Souterrain, Knockfadda, Co. Mayo
Co. Mayo |
Settlement Sites
Beneath the townland of Knockfadda in County Mayo, an underground stone-lined passage sits largely unannounced in the landscape.
It is a souterrain, a type of structure built during the early medieval period, typically by hand-laying dry stone to create tunnels or chambers just below ground level. They appear across Ireland in their hundreds, associated with ringforts and early Christian settlements, and their precise function is still debated: refuge from raiders, cool storage for dairy produce, or some combination of both. What makes any individual example quietly compelling is how thoroughly these structures resist the surface, how completely a working farm field can conceal centuries of deliberate human construction.

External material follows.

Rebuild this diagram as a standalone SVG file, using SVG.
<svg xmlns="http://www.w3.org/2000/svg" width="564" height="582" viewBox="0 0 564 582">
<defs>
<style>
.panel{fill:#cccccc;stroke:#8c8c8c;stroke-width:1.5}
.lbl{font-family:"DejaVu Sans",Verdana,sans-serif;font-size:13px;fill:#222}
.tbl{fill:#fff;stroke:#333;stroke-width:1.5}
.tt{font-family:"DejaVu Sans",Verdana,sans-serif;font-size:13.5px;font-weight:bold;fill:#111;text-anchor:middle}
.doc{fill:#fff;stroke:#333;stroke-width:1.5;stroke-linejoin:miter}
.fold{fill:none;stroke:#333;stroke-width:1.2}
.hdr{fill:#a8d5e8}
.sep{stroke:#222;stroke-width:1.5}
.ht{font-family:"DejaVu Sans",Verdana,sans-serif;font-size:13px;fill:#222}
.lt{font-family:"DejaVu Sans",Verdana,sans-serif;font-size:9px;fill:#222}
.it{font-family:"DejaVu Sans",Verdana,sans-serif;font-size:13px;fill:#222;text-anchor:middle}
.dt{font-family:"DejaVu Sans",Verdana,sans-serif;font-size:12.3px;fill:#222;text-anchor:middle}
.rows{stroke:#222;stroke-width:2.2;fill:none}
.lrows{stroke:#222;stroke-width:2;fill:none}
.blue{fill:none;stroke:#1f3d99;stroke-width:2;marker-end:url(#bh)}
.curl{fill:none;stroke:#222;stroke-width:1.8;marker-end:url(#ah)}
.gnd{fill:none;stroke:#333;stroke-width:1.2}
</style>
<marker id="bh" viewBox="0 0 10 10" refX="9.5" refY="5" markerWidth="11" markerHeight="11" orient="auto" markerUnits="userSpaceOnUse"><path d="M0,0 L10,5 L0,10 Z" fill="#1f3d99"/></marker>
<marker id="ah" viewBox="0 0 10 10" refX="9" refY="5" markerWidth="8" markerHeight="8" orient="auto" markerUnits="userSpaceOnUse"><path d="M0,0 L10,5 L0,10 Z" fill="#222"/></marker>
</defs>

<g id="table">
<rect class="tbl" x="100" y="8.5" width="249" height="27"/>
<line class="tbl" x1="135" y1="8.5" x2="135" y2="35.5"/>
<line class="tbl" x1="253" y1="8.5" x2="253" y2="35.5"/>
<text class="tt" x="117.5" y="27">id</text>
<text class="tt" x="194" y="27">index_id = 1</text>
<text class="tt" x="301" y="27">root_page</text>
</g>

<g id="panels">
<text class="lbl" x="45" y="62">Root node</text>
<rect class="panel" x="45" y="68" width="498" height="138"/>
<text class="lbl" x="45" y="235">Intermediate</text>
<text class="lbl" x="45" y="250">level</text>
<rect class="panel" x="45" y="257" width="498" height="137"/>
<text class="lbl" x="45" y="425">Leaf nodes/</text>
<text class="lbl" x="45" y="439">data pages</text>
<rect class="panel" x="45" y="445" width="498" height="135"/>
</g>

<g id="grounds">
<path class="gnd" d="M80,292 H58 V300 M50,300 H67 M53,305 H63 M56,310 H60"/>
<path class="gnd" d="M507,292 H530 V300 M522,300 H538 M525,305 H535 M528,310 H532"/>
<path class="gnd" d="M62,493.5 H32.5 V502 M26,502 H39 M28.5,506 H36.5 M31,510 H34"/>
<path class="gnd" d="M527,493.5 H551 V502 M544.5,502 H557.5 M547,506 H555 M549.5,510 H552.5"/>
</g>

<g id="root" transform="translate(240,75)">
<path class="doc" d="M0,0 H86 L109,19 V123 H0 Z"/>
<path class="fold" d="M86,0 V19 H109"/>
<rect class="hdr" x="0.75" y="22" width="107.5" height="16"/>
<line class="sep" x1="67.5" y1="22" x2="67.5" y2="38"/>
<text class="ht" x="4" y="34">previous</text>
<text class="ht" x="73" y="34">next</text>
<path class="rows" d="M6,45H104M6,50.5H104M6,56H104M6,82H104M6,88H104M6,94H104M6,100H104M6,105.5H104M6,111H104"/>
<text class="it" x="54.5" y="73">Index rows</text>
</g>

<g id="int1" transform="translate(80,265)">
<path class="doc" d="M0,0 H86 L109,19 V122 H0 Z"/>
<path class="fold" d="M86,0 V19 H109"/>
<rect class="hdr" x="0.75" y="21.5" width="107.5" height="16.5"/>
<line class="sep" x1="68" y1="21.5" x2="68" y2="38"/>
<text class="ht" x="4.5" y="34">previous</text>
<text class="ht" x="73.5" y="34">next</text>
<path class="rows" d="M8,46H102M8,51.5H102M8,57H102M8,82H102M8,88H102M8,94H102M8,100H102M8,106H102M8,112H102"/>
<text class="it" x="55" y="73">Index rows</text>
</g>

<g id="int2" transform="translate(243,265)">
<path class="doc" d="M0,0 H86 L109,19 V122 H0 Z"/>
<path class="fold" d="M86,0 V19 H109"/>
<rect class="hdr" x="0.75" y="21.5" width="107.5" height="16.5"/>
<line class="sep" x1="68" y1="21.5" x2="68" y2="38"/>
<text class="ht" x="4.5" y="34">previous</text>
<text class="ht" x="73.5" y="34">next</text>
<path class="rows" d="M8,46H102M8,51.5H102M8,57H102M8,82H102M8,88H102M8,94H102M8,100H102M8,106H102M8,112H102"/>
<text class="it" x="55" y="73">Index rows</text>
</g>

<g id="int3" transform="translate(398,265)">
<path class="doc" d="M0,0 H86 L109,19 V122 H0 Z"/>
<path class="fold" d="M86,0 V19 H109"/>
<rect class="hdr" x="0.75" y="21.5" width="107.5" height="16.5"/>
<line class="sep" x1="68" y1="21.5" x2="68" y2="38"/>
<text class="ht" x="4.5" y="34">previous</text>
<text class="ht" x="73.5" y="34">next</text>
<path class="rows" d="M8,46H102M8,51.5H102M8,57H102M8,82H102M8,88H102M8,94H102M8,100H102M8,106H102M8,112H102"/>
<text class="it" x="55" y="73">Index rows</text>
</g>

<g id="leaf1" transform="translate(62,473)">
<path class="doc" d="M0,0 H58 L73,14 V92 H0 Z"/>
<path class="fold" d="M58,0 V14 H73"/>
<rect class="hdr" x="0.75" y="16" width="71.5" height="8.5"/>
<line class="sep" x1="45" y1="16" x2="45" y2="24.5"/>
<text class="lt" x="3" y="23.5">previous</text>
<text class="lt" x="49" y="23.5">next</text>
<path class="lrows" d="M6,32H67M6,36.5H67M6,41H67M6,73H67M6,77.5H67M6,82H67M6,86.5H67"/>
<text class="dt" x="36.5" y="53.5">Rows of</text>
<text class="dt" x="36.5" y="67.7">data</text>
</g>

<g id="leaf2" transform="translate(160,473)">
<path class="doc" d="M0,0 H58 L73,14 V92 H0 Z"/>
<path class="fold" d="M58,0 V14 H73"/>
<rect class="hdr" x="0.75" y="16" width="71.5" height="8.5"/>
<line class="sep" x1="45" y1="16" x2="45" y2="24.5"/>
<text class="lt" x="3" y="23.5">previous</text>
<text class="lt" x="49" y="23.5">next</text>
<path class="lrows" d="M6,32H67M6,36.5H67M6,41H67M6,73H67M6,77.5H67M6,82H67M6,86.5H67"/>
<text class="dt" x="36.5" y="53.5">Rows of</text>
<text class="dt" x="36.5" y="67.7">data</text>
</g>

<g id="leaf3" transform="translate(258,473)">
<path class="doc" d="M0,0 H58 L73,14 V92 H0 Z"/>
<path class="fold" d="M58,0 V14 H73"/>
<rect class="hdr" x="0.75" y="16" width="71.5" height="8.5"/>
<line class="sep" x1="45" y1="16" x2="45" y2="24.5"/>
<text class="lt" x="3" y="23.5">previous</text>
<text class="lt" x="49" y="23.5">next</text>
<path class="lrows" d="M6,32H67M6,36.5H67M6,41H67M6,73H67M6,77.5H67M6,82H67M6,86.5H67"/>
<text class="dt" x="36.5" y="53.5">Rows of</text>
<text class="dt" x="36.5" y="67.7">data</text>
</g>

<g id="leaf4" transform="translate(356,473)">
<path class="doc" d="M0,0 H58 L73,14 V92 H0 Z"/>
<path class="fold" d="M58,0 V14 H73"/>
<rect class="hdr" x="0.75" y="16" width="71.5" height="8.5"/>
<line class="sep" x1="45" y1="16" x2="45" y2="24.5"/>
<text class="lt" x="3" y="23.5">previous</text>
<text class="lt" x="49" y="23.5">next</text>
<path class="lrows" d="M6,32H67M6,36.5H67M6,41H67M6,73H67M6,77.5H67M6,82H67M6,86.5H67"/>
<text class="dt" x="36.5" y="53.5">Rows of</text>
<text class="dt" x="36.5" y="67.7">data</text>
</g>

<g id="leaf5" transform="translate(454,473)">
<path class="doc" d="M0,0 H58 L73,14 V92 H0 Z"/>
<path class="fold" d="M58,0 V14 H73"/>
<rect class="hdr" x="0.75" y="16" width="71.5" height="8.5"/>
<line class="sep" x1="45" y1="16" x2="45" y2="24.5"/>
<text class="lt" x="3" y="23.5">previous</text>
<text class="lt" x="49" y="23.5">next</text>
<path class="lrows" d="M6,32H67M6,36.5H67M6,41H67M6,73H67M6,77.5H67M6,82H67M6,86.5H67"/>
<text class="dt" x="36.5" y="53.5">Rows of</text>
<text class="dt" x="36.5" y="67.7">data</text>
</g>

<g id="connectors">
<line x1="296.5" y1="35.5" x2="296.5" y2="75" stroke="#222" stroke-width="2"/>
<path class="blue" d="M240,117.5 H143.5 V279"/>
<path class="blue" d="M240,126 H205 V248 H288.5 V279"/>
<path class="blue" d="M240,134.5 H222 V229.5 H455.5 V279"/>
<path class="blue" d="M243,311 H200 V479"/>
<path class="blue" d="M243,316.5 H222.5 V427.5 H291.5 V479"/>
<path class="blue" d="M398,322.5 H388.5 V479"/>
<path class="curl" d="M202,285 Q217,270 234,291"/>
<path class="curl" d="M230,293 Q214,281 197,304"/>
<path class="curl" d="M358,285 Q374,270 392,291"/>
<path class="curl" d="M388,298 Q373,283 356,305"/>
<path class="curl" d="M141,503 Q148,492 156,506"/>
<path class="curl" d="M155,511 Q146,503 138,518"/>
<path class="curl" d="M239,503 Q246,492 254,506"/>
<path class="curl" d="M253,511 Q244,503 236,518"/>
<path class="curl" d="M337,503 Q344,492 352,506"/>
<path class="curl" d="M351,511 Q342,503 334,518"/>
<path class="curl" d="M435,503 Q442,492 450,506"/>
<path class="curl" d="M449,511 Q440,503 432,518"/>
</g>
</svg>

The Knockfadda souterrain is recorded as an archaeological monument in County Mayo, though detailed documentation about its specific dimensions, condition, or excavation history is not currently available in the public domain. Mayo itself has a significant concentration of souterrains, many of them associated with the dense pattern of early medieval settlement that spread across the west of Ireland between roughly the sixth and twelfth centuries. Without further detail on this particular site, what can be said is that its existence marks Knockfadda as a place where someone, over a thousand years ago, chose to invest considerable effort in building something meant to last underground and out of sight.